FIFA Strengthens China Ties With New Sponsorship Deal


FIFA’s new, top-level sponsorship deal with Chinese corporation Wanda Group will make it easier for China to earn hosting rights to its first-ever World Cup, the company said Monday in a press release. Wanda is the first major corporate sponsor to sign with FIFA since last May, when the arrests of several current and former international soccer officials triggered an unprecedented corruption scandal.

Terms of the sponsorship deal were not disclosed, but it’s likely to be worth hundreds of millions of dollars, according to the Associated Press. The agreement comes at a crucial time for FIFA, which reported a $122 million deficit in 2015 as it attempted to enact governance reforms amid pressure of existing sponsors. It was the first year since 2002 that FIFA failed to turn a profit.  Sponsorship and marketing deals are a key driver of FIFA’s revenue.

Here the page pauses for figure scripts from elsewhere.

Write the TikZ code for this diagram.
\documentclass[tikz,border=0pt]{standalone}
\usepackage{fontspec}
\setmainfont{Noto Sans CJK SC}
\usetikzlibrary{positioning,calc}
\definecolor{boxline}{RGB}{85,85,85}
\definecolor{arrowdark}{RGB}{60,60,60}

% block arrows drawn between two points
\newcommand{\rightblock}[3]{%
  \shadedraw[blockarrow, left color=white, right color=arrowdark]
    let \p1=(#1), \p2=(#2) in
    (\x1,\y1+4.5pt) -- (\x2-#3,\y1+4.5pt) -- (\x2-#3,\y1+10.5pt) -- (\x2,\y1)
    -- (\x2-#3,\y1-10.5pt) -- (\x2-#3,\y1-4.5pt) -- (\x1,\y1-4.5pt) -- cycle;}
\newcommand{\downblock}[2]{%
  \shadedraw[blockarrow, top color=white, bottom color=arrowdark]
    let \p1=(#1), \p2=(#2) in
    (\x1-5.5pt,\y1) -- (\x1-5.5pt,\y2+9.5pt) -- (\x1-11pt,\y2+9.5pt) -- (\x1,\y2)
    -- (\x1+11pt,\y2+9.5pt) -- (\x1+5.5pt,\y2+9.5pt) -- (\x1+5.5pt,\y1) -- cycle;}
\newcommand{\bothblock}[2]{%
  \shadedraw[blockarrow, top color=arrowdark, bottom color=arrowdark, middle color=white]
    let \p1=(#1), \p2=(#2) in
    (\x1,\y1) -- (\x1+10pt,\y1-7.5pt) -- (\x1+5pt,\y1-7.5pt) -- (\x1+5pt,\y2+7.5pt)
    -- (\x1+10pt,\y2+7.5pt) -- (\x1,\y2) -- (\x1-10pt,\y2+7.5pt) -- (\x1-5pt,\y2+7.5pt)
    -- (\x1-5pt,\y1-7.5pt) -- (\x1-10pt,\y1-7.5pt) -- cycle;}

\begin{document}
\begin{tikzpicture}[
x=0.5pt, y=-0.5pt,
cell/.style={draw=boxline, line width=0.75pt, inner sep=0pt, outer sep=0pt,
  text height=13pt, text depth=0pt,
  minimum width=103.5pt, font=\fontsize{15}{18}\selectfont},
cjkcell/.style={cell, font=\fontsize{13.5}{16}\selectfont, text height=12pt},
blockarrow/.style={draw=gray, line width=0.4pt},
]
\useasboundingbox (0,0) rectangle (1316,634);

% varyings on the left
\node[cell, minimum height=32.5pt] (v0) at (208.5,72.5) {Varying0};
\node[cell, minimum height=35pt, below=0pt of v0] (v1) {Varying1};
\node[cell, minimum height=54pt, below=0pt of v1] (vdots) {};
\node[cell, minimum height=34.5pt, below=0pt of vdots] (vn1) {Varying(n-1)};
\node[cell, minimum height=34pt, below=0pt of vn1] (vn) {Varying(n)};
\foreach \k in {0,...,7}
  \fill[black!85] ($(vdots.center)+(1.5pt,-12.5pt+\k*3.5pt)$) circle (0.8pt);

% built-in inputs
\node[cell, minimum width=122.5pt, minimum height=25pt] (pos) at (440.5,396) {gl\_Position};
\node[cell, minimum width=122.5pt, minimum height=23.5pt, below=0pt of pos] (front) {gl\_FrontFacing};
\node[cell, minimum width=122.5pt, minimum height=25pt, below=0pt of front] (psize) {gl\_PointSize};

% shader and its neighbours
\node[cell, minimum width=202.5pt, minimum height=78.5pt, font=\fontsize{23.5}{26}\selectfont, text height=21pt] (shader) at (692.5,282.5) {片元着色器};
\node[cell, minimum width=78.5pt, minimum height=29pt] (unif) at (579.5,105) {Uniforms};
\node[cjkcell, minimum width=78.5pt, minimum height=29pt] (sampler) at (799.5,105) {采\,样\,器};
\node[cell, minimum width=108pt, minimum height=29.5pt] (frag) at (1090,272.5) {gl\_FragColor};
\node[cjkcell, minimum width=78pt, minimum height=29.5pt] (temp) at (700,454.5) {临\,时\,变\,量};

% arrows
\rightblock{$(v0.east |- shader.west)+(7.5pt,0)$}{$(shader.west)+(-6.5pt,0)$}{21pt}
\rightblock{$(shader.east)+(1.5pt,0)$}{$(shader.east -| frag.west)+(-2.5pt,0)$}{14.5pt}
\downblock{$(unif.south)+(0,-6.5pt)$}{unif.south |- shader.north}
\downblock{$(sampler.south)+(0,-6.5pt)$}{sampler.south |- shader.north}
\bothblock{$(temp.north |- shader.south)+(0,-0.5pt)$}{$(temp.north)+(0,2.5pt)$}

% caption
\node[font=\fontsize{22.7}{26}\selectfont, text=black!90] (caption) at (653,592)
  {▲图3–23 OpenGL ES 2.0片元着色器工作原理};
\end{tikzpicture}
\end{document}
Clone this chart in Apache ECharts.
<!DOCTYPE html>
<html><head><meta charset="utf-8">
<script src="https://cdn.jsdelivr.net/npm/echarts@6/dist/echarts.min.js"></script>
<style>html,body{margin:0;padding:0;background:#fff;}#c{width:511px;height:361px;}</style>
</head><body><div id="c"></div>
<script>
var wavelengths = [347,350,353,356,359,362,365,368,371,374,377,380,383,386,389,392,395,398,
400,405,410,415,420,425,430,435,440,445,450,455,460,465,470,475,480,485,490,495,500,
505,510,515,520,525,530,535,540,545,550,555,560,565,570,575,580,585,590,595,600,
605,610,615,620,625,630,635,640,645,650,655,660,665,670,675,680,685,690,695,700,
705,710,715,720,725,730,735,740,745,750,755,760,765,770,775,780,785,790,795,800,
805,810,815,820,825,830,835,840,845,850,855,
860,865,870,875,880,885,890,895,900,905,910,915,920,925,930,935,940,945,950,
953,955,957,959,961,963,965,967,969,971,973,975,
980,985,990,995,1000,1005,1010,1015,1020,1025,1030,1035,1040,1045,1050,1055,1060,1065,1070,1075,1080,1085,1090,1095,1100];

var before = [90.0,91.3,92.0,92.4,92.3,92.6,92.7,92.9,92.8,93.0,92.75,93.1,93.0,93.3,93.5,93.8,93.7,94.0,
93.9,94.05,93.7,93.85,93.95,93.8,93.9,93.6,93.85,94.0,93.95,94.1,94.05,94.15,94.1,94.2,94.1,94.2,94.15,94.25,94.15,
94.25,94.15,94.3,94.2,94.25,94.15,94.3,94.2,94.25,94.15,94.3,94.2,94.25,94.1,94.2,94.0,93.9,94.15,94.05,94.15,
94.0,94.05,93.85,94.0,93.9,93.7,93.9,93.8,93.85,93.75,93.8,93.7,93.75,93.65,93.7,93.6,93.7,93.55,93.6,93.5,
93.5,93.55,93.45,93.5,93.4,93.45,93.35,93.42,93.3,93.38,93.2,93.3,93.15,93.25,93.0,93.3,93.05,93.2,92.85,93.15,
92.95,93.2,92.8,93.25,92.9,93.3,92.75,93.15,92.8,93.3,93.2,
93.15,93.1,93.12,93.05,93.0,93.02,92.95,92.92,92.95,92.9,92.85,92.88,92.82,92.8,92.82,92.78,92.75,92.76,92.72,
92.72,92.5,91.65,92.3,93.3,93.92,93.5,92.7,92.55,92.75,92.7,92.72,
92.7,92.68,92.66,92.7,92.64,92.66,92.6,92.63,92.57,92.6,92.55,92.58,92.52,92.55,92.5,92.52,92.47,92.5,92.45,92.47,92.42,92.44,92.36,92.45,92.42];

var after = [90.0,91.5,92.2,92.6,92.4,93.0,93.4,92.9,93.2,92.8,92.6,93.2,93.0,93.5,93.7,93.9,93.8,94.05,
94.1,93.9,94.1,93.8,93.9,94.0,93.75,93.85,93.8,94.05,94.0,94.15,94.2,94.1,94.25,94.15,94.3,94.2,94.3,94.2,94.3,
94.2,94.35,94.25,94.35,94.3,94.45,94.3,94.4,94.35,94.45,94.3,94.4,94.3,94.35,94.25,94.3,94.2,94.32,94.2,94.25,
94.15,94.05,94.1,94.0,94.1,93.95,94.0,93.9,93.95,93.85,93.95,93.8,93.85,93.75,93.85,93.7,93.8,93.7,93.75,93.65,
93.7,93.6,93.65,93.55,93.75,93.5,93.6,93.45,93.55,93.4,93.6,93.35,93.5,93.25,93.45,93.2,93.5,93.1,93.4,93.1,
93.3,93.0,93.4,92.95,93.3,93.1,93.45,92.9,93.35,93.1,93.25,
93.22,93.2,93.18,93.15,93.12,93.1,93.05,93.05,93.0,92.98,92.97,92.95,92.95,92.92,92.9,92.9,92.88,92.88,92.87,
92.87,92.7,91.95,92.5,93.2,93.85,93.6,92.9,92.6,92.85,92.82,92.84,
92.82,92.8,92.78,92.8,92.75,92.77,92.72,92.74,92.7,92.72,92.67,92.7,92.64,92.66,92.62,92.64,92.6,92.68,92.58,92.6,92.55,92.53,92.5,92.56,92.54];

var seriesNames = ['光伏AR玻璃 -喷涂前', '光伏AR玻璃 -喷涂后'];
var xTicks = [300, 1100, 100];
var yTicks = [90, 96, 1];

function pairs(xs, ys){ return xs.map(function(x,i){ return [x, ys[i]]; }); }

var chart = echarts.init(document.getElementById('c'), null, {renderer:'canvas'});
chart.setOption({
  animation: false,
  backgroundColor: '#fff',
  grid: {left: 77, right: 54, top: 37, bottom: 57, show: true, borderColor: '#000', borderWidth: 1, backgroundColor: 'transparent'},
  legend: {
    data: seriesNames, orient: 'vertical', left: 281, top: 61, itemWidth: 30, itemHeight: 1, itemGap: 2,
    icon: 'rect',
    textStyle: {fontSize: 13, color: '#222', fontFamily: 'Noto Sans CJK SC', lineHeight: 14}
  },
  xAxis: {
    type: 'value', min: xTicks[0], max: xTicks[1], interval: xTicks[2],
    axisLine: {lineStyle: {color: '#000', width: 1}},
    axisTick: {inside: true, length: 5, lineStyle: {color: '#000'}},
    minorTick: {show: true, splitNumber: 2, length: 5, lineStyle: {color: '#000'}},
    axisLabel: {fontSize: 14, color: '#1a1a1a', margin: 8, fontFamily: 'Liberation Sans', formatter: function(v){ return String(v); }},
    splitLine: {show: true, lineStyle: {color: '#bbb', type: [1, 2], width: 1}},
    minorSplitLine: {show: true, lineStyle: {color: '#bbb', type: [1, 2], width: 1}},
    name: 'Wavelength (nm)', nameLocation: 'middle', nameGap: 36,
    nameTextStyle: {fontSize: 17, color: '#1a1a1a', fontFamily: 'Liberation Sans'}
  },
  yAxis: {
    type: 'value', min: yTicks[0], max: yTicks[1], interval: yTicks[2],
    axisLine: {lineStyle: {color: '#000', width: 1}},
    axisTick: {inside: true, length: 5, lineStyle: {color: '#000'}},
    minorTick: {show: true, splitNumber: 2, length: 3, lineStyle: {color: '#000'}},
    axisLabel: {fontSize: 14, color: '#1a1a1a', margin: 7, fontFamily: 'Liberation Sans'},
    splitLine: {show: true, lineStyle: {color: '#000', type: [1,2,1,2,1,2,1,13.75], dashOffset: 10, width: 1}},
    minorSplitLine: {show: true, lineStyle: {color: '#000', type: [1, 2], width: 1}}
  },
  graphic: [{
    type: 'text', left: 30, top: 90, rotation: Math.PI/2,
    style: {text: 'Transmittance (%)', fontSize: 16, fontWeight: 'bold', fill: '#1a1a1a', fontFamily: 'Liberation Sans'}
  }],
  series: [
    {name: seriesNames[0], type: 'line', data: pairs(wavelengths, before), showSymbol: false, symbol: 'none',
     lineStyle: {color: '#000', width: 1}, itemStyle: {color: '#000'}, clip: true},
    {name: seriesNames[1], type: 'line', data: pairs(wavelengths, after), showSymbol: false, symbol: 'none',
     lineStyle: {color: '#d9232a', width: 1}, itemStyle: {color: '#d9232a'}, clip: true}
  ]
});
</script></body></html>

“As a partner of FIFA, Wanda will be better placed to play a role in the bidding process to host major football events such as the World Cup, closing the gap on international football and enabling Chinese football to have a say in international football,” the company said in a press release. “Although the development of football in China is still in its infancy, with the world’s largest football fan base and biggest football market, opportunities are enormous.”

The corporation, which focuses primarily on holdings in the property and movie industries, is the first Chinese company to become a “FIFA Partner” – a title reserved for FIFA’s highest-level sponsors. The deal runs through the year 2030 and grants Wanda global marketing rights to all major FIFA events, including the next four World Cups.

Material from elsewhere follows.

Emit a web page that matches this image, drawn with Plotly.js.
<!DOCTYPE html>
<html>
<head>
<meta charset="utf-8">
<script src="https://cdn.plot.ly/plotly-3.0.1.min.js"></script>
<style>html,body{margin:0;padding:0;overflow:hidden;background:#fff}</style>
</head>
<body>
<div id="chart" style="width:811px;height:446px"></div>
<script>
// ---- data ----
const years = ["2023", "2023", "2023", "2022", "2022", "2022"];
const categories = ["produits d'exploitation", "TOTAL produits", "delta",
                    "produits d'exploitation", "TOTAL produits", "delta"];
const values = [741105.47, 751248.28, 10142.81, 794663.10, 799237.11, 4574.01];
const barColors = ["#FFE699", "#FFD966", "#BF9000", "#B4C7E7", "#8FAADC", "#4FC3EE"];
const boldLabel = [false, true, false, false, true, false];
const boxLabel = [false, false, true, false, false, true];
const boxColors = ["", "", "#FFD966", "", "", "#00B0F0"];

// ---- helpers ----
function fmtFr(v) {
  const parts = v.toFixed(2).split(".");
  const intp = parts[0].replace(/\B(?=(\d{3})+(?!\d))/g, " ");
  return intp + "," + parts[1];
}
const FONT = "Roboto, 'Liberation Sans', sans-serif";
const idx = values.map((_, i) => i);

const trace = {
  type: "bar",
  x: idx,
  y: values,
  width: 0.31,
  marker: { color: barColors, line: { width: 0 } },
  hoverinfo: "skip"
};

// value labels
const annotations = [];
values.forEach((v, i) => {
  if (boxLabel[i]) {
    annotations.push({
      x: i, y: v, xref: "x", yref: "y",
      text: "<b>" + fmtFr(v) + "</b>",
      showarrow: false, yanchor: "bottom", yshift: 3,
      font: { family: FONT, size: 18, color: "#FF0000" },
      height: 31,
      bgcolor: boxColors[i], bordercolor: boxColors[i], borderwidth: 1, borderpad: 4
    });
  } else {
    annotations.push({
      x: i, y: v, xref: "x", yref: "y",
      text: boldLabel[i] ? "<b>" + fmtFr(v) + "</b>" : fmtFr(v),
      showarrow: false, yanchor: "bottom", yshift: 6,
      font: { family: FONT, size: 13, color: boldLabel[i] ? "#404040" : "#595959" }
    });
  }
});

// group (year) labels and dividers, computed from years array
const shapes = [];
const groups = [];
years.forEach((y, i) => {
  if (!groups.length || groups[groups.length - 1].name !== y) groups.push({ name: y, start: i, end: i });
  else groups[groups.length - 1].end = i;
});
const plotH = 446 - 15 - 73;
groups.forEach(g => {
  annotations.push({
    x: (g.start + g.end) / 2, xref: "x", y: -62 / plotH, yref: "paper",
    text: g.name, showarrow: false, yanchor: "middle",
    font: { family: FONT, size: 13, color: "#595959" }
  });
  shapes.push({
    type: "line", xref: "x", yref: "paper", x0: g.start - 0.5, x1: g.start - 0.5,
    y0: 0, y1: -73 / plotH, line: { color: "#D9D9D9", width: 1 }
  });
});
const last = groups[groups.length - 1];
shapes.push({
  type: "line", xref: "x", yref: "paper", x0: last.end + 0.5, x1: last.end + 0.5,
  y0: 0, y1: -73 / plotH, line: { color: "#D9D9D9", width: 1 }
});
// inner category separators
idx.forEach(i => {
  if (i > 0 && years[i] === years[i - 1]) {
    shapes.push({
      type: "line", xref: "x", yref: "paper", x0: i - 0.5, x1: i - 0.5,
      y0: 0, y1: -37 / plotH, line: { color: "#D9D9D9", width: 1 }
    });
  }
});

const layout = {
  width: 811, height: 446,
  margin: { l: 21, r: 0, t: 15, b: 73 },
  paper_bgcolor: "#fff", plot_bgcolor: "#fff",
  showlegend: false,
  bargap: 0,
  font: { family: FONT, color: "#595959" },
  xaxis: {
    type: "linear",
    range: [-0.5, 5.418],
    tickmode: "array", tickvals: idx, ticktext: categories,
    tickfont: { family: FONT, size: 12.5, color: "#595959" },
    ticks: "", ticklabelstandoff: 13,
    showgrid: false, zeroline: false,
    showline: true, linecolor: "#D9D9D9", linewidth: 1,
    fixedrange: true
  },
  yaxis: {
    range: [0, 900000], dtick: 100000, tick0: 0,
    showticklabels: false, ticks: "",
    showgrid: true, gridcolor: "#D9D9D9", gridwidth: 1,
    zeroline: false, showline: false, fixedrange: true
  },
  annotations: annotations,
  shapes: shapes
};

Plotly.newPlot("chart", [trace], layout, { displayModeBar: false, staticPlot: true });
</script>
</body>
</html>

Philippe Blatter, the nephew of disgraced Swiss soccer executive Sepp Blatter, is an executive at Wanda Group’s sports subsidiary. Sepp Blatter currently faces a six-year ban from international soccer and a criminal investigation for purportedly engaging in corrupt activities.

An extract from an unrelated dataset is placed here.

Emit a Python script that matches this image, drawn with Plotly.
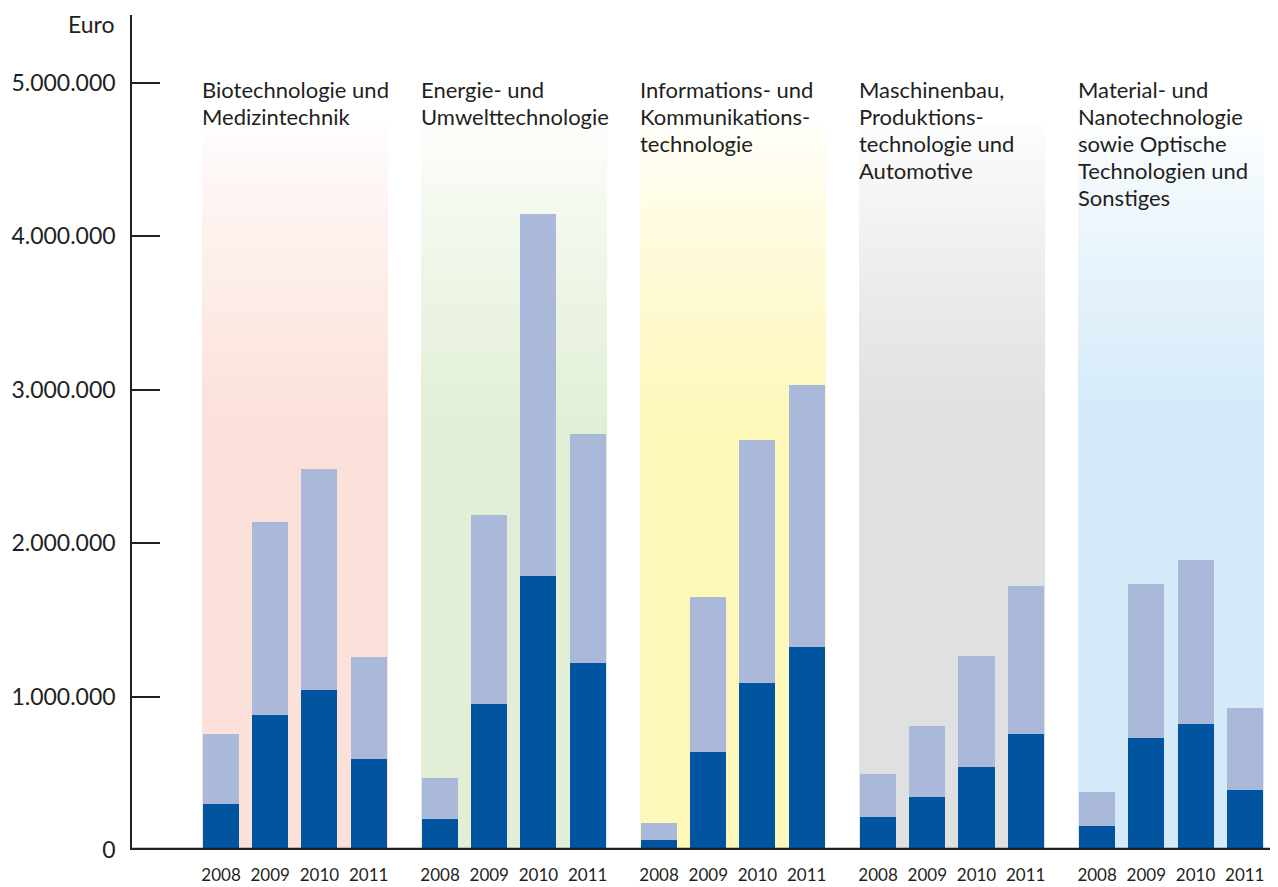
import numpy as np
import plotly.graph_objects as go

# ---------------- data ----------------
categories = [
    "Biotechnologie und<br>Medizintechnik",
    "Energie- und<br>Umwelttechnologie",
    "Informations- und<br>Kommunikations-<br>technologie",
    "Maschinenbau,<br>Produktions-<br>technologie und<br>Automotive",
    "Material- und<br>Nanotechnologie<br>sowie Optische<br>Technologien und<br>Sonstiges",
]
years = ["2008", "2009", "2010", "2011"]

# dark (lower) segment values per category, 2008..2011 (Euro)
dark_values = [
    [300000, 880000, 1043000, 593000],
    [202000, 952000, 1786000, 1219000],
    [65000, 639000, 1089000, 1323000],
    [215000, 346000, 541000, 756000],
    [156000, 730000, 821000, 391000],
]
# total bar heights per category, 2008..2011 (Euro)
total_values = [
    [756000, 2138000, 2484000, 1258000],
    [469000, 2184000, 4146000, 2712000],
    [176000, 1649000, 2673000, 3031000],
    [495000, 808000, 1265000, 1721000],
    [378000, 1734000, 1890000, 926000],
]
y_ticks = [0, 1000000, 2000000, 3000000, 4000000, 5000000]

# ---------------- style ----------------
band_colors = ["#FBE1DA", "#E2EFD6", "#FEF7BA", "#DFE0E2", "#D4EAF9"]
dark_color = "#0054A0"
light_color = "#AAB8DA"
text_color = "#231F20"
FONT = "Lato"

GROUP_STEP = 4.451   # distance between groups in bar-slot units
BAR_W = 0.732
X_MIN, X_MAX = -1.809, 21.48
Y_MAX = 5.443e6
BAND_TOP = 4.74e6
BAND_FULL = 2.8e6
PLOT_H = 835.0
TITLE_Y0 = 0.9102
TITLE_STEP = 27.0 / PLOT_H

fig = go.Figure()

# background gradient bands (heatmaps sit below bars)
y_edges = np.linspace(0, BAND_TOP, 201)
y_mid = (y_edges[:-1] + y_edges[1:]) / 2
zcol = np.clip((BAND_TOP - y_mid) / (BAND_TOP - BAND_FULL), 0, 1) ** 0.85
zcol = 0.05 + 0.95 * zcol
for g, col in enumerate(band_colors):
    x0 = g * GROUP_STEP - BAR_W / 2 - 0.02
    x1 = g * GROUP_STEP + (len(years) - 1) + BAR_W / 2 + 0.02
    fig.add_trace(go.Heatmap(
        x=[x0, x1], y=y_edges, z=zcol.reshape(-1, 1),
        colorscale=[[0, "#FFFFFF"], [1, col]], zmin=0, zmax=1,
        showscale=False, hoverinfo="skip",
    ))

# bars
xs, dark_flat, light_flat = [], [], []
for g in range(len(categories)):
    for i in range(len(years)):
        xs.append(g * GROUP_STEP + i)
        dark_flat.append(dark_values[g][i])
        light_flat.append(total_values[g][i] - dark_values[g][i])

fig.add_trace(go.Bar(x=xs, y=dark_flat, width=BAR_W, marker=dict(color=dark_color, line=dict(width=0)),
                     showlegend=False, hoverinfo="y"))
fig.add_trace(go.Bar(x=xs, y=light_flat, width=BAR_W, marker=dict(color=light_color, line=dict(width=0)),
                     showlegend=False, hoverinfo="y"))

# category titles (one annotation per line for exact line spacing)
for g, name in enumerate(categories):
    for k, line in enumerate(name.split("<br>")):
        fig.add_annotation(
            x=g * GROUP_STEP - BAR_W / 2 - 0.06, y=TITLE_Y0 - k * TITLE_STEP,
            xref="x", yref="paper",
            text=line, showarrow=False, xanchor="left", yanchor="middle", align="left",
            font=dict(family=FONT, size=22, color=text_color),
        )

# unit label
fig.add_annotation(
    x=-0.0131, y=0.989, xref="paper", yref="paper", text="Euro", showarrow=False,
    xanchor="right", yanchor="middle", font=dict(family=FONT, size=23, color=text_color),
)

# thick baseline
fig.add_shape(type="line", xref="paper", yref="y", x0=0, x1=1, y0=0, y1=0,
              line=dict(color=text_color, width=4.5), layer="above")

# page body has an 8px margin: figure is sized/offset to fill the 1278x887 view
fig.update_layout(
    width=1270, height=879,
    margin=dict(l=124, r=0, t=7, b=37),
    paper_bgcolor="white", plot_bgcolor="white",
    barmode="stack", bargap=0,
    separators=",.",
    showlegend=False,
    font=dict(family=FONT, color=text_color),
)
fig.update_xaxes(
    range=[X_MIN, X_MAX], showgrid=False, zeroline=False, showline=False,
    tickvals=xs, ticktext=[years[i % 4] for i in range(len(xs))],
    ticks="", ticklabelstandoff=13,
    tickfont=dict(family=FONT, size=17, color=text_color),
)
fig.update_yaxes(
    range=[0, Y_MAX], showgrid=False, zeroline=False,
    showline=True, linecolor=text_color, linewidth=1.5,
    tickvals=y_ticks, tickformat=",d",
    ticks="inside", ticklen=28, tickwidth=1.5, tickcolor=text_color,
    ticklabelstandoff=10,
    tickfont=dict(family=FONT, size=23, color=text_color),
)

fig.write_html("out.html")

Chinese officials have placed an increased emphasis in recent years in establishing a presence on the global sports scene. China hosted the 2008 Summer Olympics in Beijing and will host the 2022 Winter Olympics. But so far, the country has had little success on the international soccer stage. The Chinese national soccer team has qualified for just one World Cup in its existence.

“As FIFA President, I am committed to providing stronger support for football development to our member associations, and I believe that the relationship with Wanda will support us to continue the ongoing development and growth of the game in China and all over the world,” FIFA President Gianni Infantino said in a March 18 press release.